An e-mail from Western Union has informed me that I have made 1,350,000 GBP which I presume stands for Great British Pounds. Gosh! Golly! Wow! The mind simply boggles. I wonder what I did to make all that money. I should be so lucky. I have never even won anything in a raffle no matter how small the prizes.
Two guests we have staying at the moment. Michael Jenn who has a two week break from performing in the play Danton’s Death at The National Theatre so decided to spend a week of it with us. Well, we see him at breakfast and in the evenings because he is a motor bike fan and beach bunny and is gone most of the day. Who would believe it is four years since he was last here?
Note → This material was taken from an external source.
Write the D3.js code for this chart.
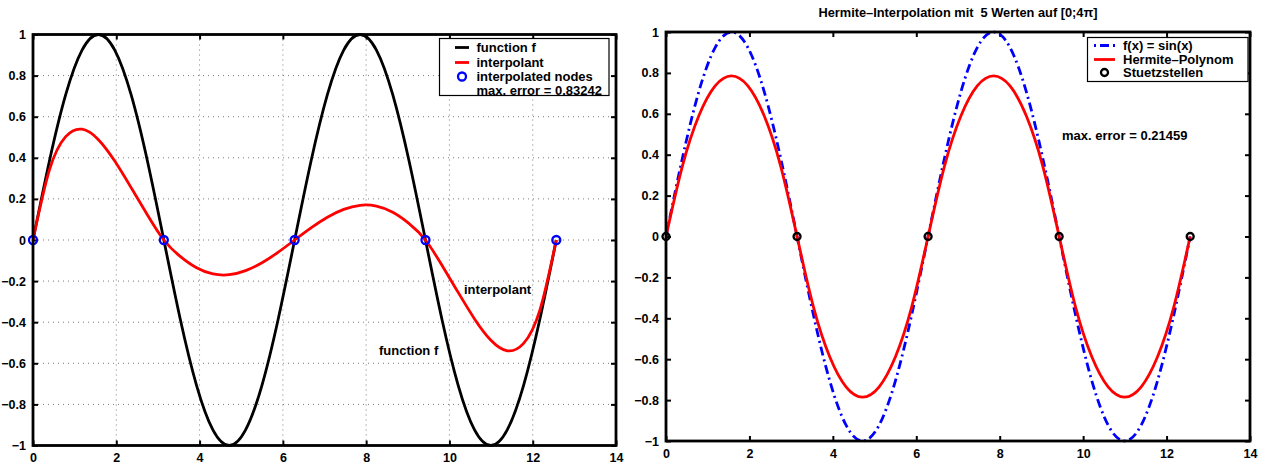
<!DOCTYPE html>
<html><head><meta charset="utf-8">
<script src="https://cdn.jsdelivr.net/npm/d3@7"></script>
<style>
body{margin:0;background:#fff;}
svg text{font-family:"Liberation Sans",Arial,sans-serif;font-weight:bold;white-space:pre;}
</style></head>
<body><svg id="c" width="1263" height="466"></svg>
<script>
// ---------- data ----------
const xTicks = [0, 2, 4, 6, 8, 10, 12, 14];
const xTickLabels = ["0", "2", "4", "6", "8", "10", "12", "14"];
const yTicks = [-1, -0.8, -0.6, -0.4, -0.2, 0, 0.2, 0.4, 0.6, 0.8, 1];
const yTickLabels = ["\u22121", "\u22120.8", "\u22120.6", "\u22120.4", "\u22120.2", "0", "0.2", "0.4", "0.6", "0.8", "1"];
const sampleX = [0, 0.393, 0.785, 1.178, 1.571, 1.963, 2.356, 2.749, 3.142, 3.534, 3.927, 4.320, 4.712, 5.105, 5.498, 5.890, 6.283, 6.676, 7.069, 7.461, 7.854, 8.247, 8.639, 9.032, 9.425, 9.817, 10.210, 10.603, 10.996, 11.388, 11.781, 12.174, 12.566];
const sinValues = [0, 0.383, 0.707, 0.924, 1, 0.924, 0.707, 0.383, 0, -0.383, -0.707, -0.924, -1, -0.924, -0.707, -0.383, 0, 0.383, 0.707, 0.924, 1, 0.924, 0.707, 0.383, 0, -0.383, -0.707, -0.924, -1, -0.924, -0.707, -0.383, 0];
const interpolantValues = [0, 0.340, 0.503, 0.539, 0.488, 0.384, 0.255, 0.122, 0, -0.080, -0.135, -0.165, -0.169, -0.149, -0.111, -0.059, 0, 0.059, 0.111, 0.149, 0.169, 0.165, 0.135, 0.080, 0, -0.122, -0.255, -0.384, -0.488, -0.539, -0.503, -0.340, 0];
const hermiteValues = [0, 0.344, 0.589, 0.736, 0.785, 0.736, 0.589, 0.344, 0, -0.344, -0.589, -0.736, -0.785, -0.736, -0.589, -0.344, 0, 0.344, 0.589, 0.736, 0.785, 0.736, 0.589, 0.344, 0, -0.344, -0.589, -0.736, -0.785, -0.736, -0.589, -0.344, 0];
const nodeX = [0, 3.1416, 6.2832, 9.4248, 12.5664];
const nodeY = [0, 0, 0, 0, 0];
const leftLegend = ["function f", "interpolant", "interpolated nodes", "max. error = 0.83242"];
const rightLegend = ["f(x) = sin(x)", "Hermite\u2013Polynom", "Stuetzstellen"];
const rightTitle = "Hermite\u2013Interpolation mit  5 Werten auf [0;4\u03c0]";
const rightNote = "max. error = 0.21459";
const leftNotes = [{t: "interpolant", x: 464, y: 289}, {t: "function f", x: 379, y: 350}];

const svg = d3.select("#c");

function panel(cfg) {
  const x = d3.scaleLinear().domain([0, 14]).range([cfg.x0, cfg.x1]);
  const y = d3.scaleLinear().domain([-1, 1]).range([cfg.y0, cfg.y1]);
  const g = svg.append("g");
  const clipId = "clip" + cfg.id;
  svg.append("clipPath").attr("id", clipId).append("rect")
    .attr("x", cfg.x0).attr("y", cfg.y1 - 2).attr("width", cfg.x1 - cfg.x0).attr("height", cfg.y0 - cfg.y1 + 4);
  if (cfg.grid) {
    g.selectAll(".gx").data(xTicks.slice(1, -1)).enter().append("line")
      .attr("x1", d => x(d)).attr("x2", d => x(d)).attr("y1", cfg.y1).attr("y2", cfg.y0)
      .attr("stroke", "#7a7a7a").attr("stroke-width", 1).attr("stroke-dasharray", "1,4");
    g.selectAll(".gy").data(yTicks.slice(1, -1)).enter().append("line")
      .attr("y1", d => y(d)).attr("y2", d => y(d)).attr("x1", cfg.x0).attr("x2", cfg.x1)
      .attr("stroke", "#7a7a7a").attr("stroke-width", 1).attr("stroke-dasharray", "1,4");
  }
  const tl = 5;
  const axB = d3.axisBottom(x).tickValues(xTicks).tickSize(-tl).tickFormat((d, i) => xTickLabels[i]).tickPadding(8);
  const axT = d3.axisTop(x).tickValues(xTicks).tickSize(-tl).tickFormat("");
  const axL = d3.axisLeft(y).tickValues(yTicks).tickSize(-tl).tickFormat((d, i) => yTickLabels[i]).tickPadding(7);
  const axR = d3.axisRight(y).tickValues(yTicks).tickSize(-tl).tickFormat("");
  [[axB, `translate(0,${cfg.y0})`], [axT, `translate(0,${cfg.y1})`], [axL, `translate(${cfg.x0},0)`], [axR, `translate(${cfg.x1},0)`]].forEach(([a, t]) => {
    const ag = g.append("g").attr("transform", t).call(a);
    ag.select(".domain").remove();
    ag.selectAll("line").attr("stroke", "#000").attr("stroke-width", 2);
    ag.selectAll("text").attr("font-size", 12.5).attr("fill", "#000").style("font-family", "Liberation Sans, Arial, sans-serif").style("font-weight", "bold");
  });
  const pts = (ys) => sampleX.map((v, i) => [v, ys[i]]);
  const line = d3.line().x(d => x(d[0])).y(d => y(d[1])).curve(d3.curveNatural);
  cfg.series.forEach(s => {
    g.append("path").attr("d", line(pts(s.values))).attr("fill", "none")
      .attr("stroke", s.color).attr("stroke-width", s.w || 2.8)
      .attr("stroke-dasharray", s.dash || null).attr("clip-path", `url(#${clipId})`);
  });
  g.selectAll(".node").data(nodeX).enter().append("circle")
    .attr("cx", d => x(d)).attr("cy", (d, i) => y(nodeY[i])).attr("r", cfg.nodeR)
    .attr("fill", "none").attr("stroke", cfg.nodeColor).attr("stroke-width", 2.3);
  g.append("rect").attr("x", cfg.x0).attr("y", cfg.y1).attr("width", cfg.x1 - cfg.x0).attr("height", cfg.y0 - cfg.y1)
    .attr("fill", "none").attr("stroke", "#000").attr("stroke-width", 2.8);
  return {x, y, g};
}

// left panel
panel({id: "L", x0: 33, x1: 616, y0: 445.5, y1: 34.5, grid: true, nodeR: 4, nodeColor: "#0000ff",
  series: [{values: sinValues, color: "#000"}, {values: interpolantValues, color: "#ff0000"}]});
const lg = svg.append("g");
lg.append("rect").attr("x", 439.5).attr("y", 38.5).attr("width", 169.5).attr("height", 57).attr("fill", "#fff").attr("stroke", "#000").attr("stroke-width", 1.2);
const lgY = [47.5, 62.5, 76.5, 90.5];
lg.append("line").attr("x1", 455).attr("x2", 469).attr("y1", lgY[0]).attr("y2", lgY[0]).attr("stroke", "#000").attr("stroke-width", 2.8);
lg.append("line").attr("x1", 455).attr("x2", 469).attr("y1", lgY[1]).attr("y2", lgY[1]).attr("stroke", "#ff0000").attr("stroke-width", 2.8);
lg.append("circle").attr("cx", 462).attr("cy", lgY[2]).attr("r", 4).attr("fill", "none").attr("stroke", "#0000ff").attr("stroke-width", 2.3);
lg.selectAll("text").data(leftLegend).enter().append("text")
  .attr("x", 476.5).attr("y", (d, i) => lgY[i]).attr("dy", "0.35em").attr("font-size", 13).text(d => d);
svg.selectAll(".ln").data(leftNotes).enter().append("text")
  .attr("x", d => d.x).attr("y", d => d.y).attr("dy", "0.35em").attr("font-size", 13).text(d => d.t);

// right panel
panel({id: "R", x0: 666, x1: 1250, y0: 441, y1: 32, grid: false, nodeR: 3.5, nodeColor: "#000",
  series: [{values: sinValues, color: "#0000ff", dash: "9,4,2,4"}, {values: hermiteValues, color: "#ff0000"}]});
svg.append("text").attr("x", 958).attr("y", 13).attr("dy", "0.35em").attr("text-anchor", "middle").attr("font-size", 12.8).text(rightTitle);
svg.append("text").attr("x", 1062).attr("y", 135).attr("dy", "0.35em").attr("font-size", 13).text(rightNote);
const rg = svg.append("g");
rg.append("rect").attr("x", 1087.5).attr("y", 37.5).attr("width", 160.5).attr("height", 44).attr("fill", "#fff").attr("stroke", "#000").attr("stroke-width", 1.2);
const rgY = [45.5, 59.5, 72.5];
rg.append("line").attr("x1", 1094).attr("x2", 1115).attr("y1", rgY[0]).attr("y2", rgY[0]).attr("stroke", "#0000ff").attr("stroke-width", 2.8).attr("stroke-dasharray", "2,4,9,4");
rg.append("line").attr("x1", 1094).attr("x2", 1115).attr("y1", rgY[1]).attr("y2", rgY[1]).attr("stroke", "#ff0000").attr("stroke-width", 2.8);
rg.append("circle").attr("cx", 1104.5).attr("cy", rgY[2]).attr("r", 3.5).attr("fill", "none").attr("stroke", "#000").attr("stroke-width", 2.3);
rg.selectAll("text").data(rightLegend).enter().append("text")
  .attr("x", 1123).attr("y", (d, i) => rgY[i]).attr("dy", "0.35em").attr("font-size", 13).text(d => d);
</script></body></html>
We have known Michael ever since we lived in Richmond Road, Hackney so that is going back to about 1973 and he gets a mention or two in the autobiography but funnily enough (bad bad bad) is not in the index. The other guest is Ray Bluett from Tasmania. He visited us once before and I went to visit him a number of years back. We met when he was a student of mine back in London more years ago than I care to remember. To get here takes one of those nightmare journeys; Hobart to Melbourne, Melbourne to Singapore, Singapore to Athens, Athens to Xania that leaves a person ragged. In Tasmania he lives way way out in the wilds in a shack and a trailer almost on the beach and surrounded by dense forest. I must say I thoroughly enjoyed being there but whether that enjoyment would last continuously I somehow doubt. He has no electricity which takes one back to the old days when you took your candle to bed as soon as or shortly after it got dark. A certain amount of electricity is generated through solar panels but used sparingly, enough only to listen to the radio for a while or look at an hour or so television. Cooking is done on a gas stove using bottled gas. He lives there with his two dogs and although he has cousins and other members of family nearby they don’t exactly get on so as the dogs age and Ray ages, he is now 72, the time will come when he is forced for reasons of safety to move to more civilised accommodation. Whether he will get over his habit of getting up at five o’clock every morning is another matter. It is still dark at that hour so he lights his candles and his wood stove and takes the dogs out before making breakfast. He is still getting up at that ungodly hour while he is here and is so used to going to bed early he finds it difficult to keep his eyes open after ten at the latest. I suppose our Ray is the nearest thing to a hermit we will ever know.
Ron Southcott from Melbourne, due to arrive shortly, will I think be our last visitor in what has been a busy year for guests.